Dichromat is the first Black Nail Cabaret album since the departure of founding member Zsófia Tarr and the installation of Krisztián Árvai as a full time member. Krisztián has long been involved in the group in a production capacity, and consequently the change in membership doesn’t seem to have led to any major shifts in the project’s formula. Much like their other records, the most successful moments here are the ones where the songs stay out of Emese’s way, but possess enough personality to feel worthy of accompanying her.
That’s surely a difficult balance to strike, but when the group hit the mark the effect is frisson-worthy. Opener Sister Sister goes heavy on hissing synths and slappy snares, allowing Emese’s reverbed voice plenty of room and lifting her high overhead on the double-tracked chorus. “Minor Panics” builds effectively from a minimal verse, blooming into a lush and verdant chorus that leaves trails of synth trills and artificial horns in its wake.
There are no major missteps to point out on the record, although its sad failing is in too often being workmanlike when it could be grandiose and elegant. “Orgasm” has moments of great beauty in its arrangement, but keeps retreating from them for some reason, leaving Emese’s croon to do the lifting. And “Freak of Fancy” feels like a full-on mismatch, going for a low-key and bemused mood to the point it collapses under the weight of Árvai-Illés’ gravitas. Neither song (or any song on the record for that matter) is bad, but they can’t help but feel like missed opportunities given their potential.

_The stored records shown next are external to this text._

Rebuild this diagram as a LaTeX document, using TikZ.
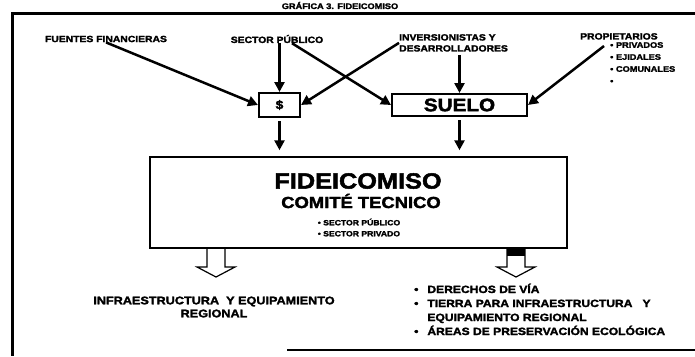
\documentclass[tikz,border=0pt]{standalone}
\usepackage{fontspec}
\setmainfont{Liberation Sans}[FakeStretch = 1.15, BoldFeatures = {FakeBold = 2.2}]
\usetikzlibrary{arrows.meta}
\tikzset{
  etiqueta/.style = {font = \bfseries\fontsize{9}{11}\selectfont, inner sep = 0pt},
  flecha/.style = {line width = 2.5pt, -{Triangle[length = 10pt, width = 10pt]}},
  caja/.style = {draw, line width = 2pt, inner sep = 0pt},
}
\begin{document}
\begin{tikzpicture}[x = 1pt, y = -1pt]
\useasboundingbox (0,0) rectangle (695,356);
\node[etiqueta, font = \bfseries\fontsize{8}{9}\selectfont] (titulo) at (340,5.5) {GRÁFICA 3. FIDEICOMISO};
\draw[line width = 3pt] (695,13) -- (12,13) -- (12,356);
\draw[line width = 2pt] (287,350) -- (695,350);
\node[etiqueta] (fuentes) at (106,39) {FUENTES FINANCIERAS};
\node[etiqueta] (sector) at (277,39) {SECTOR PÚBLICO};
\node[etiqueta, align = left, anchor = north west] (inversion) at (399,34) {INVERSIONISTAS Y\\DESARROLLADORES};
\node[etiqueta, anchor = north west] (propietarios) at (580,33) {PROPIETARIOS};
\node[etiqueta, font = \bfseries\fontsize{8}{12}\selectfont, align = left, anchor = north west] (clases) at (610,42) {• PRIVADOS\\• EJIDALES\\• COMUNALES\\ •};
\node[caja, minimum width = 41pt, minimum height = 24pt, font = \bfseries\fontsize{12}{12}\selectfont] (dinero) at (279.5,105) {\$};
\node[caja, minimum width = 135pt, minimum height = 22pt, font = \bfseries\fontsize{18}{18}\selectfont] (suelo) at (459.5,105) {SUELO};
\draw[flecha] (fuentes.south) -- (dinero.west);
\draw[flecha] (sector.south -| dinero.north) -- (dinero.north);
\draw[flecha] ([xshift = 15pt]sector.south) -- (suelo.west);
\draw[flecha] (inversion.west) -- (dinero.east);
\draw[flecha] ([yshift = -3pt]inversion.south -| suelo.north) -- (suelo.north);
\draw[flecha] ([xshift = -6pt, yshift = -4pt]clases.north west) -- (suelo.east);
\node[draw, line width = 1.5pt, minimum width = 417pt, minimum height = 91pt, inner sep = 0pt] (fideicomiso) at (358.5,202.5) {};
\draw[flecha, shorten < = 3pt, shorten > = 6pt] (dinero.south) -- (dinero.south |- fideicomiso.north);
\draw[flecha, shorten < = 3pt, shorten > = 6pt] (suelo.south) -- (suelo.south |- fideicomiso.north);
\node[etiqueta, font = \bfseries\fontsize{22}{22}\selectfont] (nombre) at (358,181) {FIDEICOMISO};
\node[etiqueta, font = \bfseries\fontsize{16}{16}\selectfont] (comite) at (361,201) {COMITÉ TECNICO};
\node[etiqueta, font = \bfseries\fontsize{7.5}{11}\selectfont, align = left] (sectores) at (359,227.5) {• SECTOR PÚBLICO\\• SECTOR PRIVADO};
\foreach \c in {216,516} \draw[line width = 1.2pt, line join = miter] (\c-9,248) -- (\c-9,267) -- (\c-19,267) -- (\c,277) -- (\c+19,267) -- (\c+9,267) -- (\c+9,248);
\fill (507,248) rectangle (525,256);
\node[etiqueta, font = \bfseries\fontsize{11}{13}\selectfont, align = center] (infra) at (214,307) {INFRAESTRUCTURA \ Y EQUIPAMIENTO\\REGIONAL};
\node[etiqueta, font = \bfseries\fontsize{10.5}{14}\selectfont, anchor = north west] (tierra) at (414,283) {\begin{tabular}{@{}l@{\hspace{9pt}}l@{}}• & DERECHOS DE VÍA\\ • & TIERRA PARA INFRAESTRUCTURA \ \ Y\\ & EQUIPAMIENTO REGIONAL\\ • & ÁREAS DE PRESERVACIÓN ECOLÓGICA\end{tabular}};
\end{tikzpicture}
\end{document}
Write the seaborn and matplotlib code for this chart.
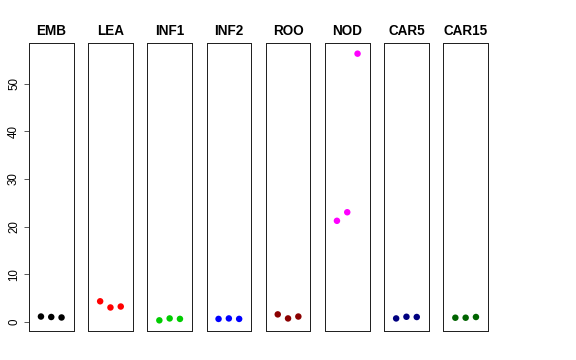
import matplotlib
matplotlib.use("Agg")
import matplotlib.pyplot as plt
import seaborn as sns
import pandas as pd

tissues = ["EMB", "LEA", "INF1", "INF2", "ROO", "NOD", "CAR5", "CAR15"]
colors = ["#000000", "#FF0000", "#00CD00", "#0000FF", "#8B0000", "#FF00FF", "#000080", "#006400"]
replicate = [1, 2, 3]
values = {
    "EMB": [1.1, 1.0, 0.9],
    "LEA": [4.3, 3.0, 3.2],
    "INF1": [0.3, 0.7, 0.6],
    "INF2": [0.6, 0.7, 0.6],
    "ROO": [1.55, 0.7, 1.1],
    "NOD": [21.2, 23.0, 56.3],
    "CAR5": [0.7, 1.05, 1.0],
    "CAR15": [0.85, 0.85, 1.0],
}
yticks = [0, 10, 20, 30, 40, 50]

sns.set_style("white")
plt.rcParams["font.family"] = ["Liberation Sans", "DejaVu Sans"]
plt.rcParams["text.color"] = "black"
plt.rcParams["ytick.color"] = "black"

W, H = 576, 360
fig = plt.figure(figsize=(W / 72, H / 72), dpi=72)

allv = [v for t in tissues for v in values[t]]
lo, hi = min(allv), max(allv)
pad = (hi - lo) * 0.04
ylim = (lo - pad, hi + pad)

left0, step, pw = 29, 59.2, 44.5
top, bottom = 43, 331
for i, (t, c) in enumerate(zip(tissues, colors)):
    x0 = left0 + i * step
    ax = fig.add_axes([x0 / W, (H - bottom) / H, pw / W, (bottom - top) / H])
    df = pd.DataFrame({"rep": replicate, "val": values[t]})
    sns.scatterplot(data=df, x="rep", y="val", ax=ax, color=c, s=42, edgecolor="none", linewidth=0)
    ax.set_xlim(-0.16, 4.16)
    ax.set_ylim(*ylim)
    ax.set_xticks([])
    ax.set_xlabel("")
    ax.set_ylabel("")
    for sp in ax.spines.values():
        sp.set_color("#222222")
        sp.set_linewidth(1.0)
    ax.set_title(t, fontsize=13.5, fontweight="bold", pad=8, color="black")
    if i == 0:
        ax.set_yticks(yticks)
        ax.set_yticklabels([str(v) for v in yticks])
        ax.tick_params(axis="y", left=True, length=5, width=0.8, pad=4,
                       color="#333333", labelsize=11.5, labelrotation=90,
                       labelcolor="black")
        for lab in ax.get_yticklabels():
            lab.set_va("center")
    else:
        ax.set_yticks([])

fig.savefig("out.png", dpi=72)
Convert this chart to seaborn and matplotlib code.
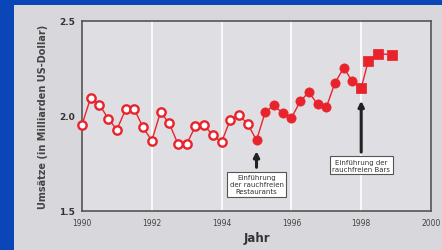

And yet, Dichromat remains a showcase for Emese Árvai-Illés, and that alone gives it a major boost on the enjoyability scale. Listening to her confident delivery on the shuffling pre-release single “We Like to Suffer” you can’t help be swept up, with the song shifting effortlessly from a half-smile to a gut punch in the space of a few lines. As the LP draws to a close on “Soon” she delivers one of her most powerful performances yet recorded, subtly playing back her volume but imbuing every syllable with breathy strength and carriage. A few more tunes at that level would do a lot for Black Nail Cabaret’s workrate, and serve to deliver on some of that vast and still unrealized potential.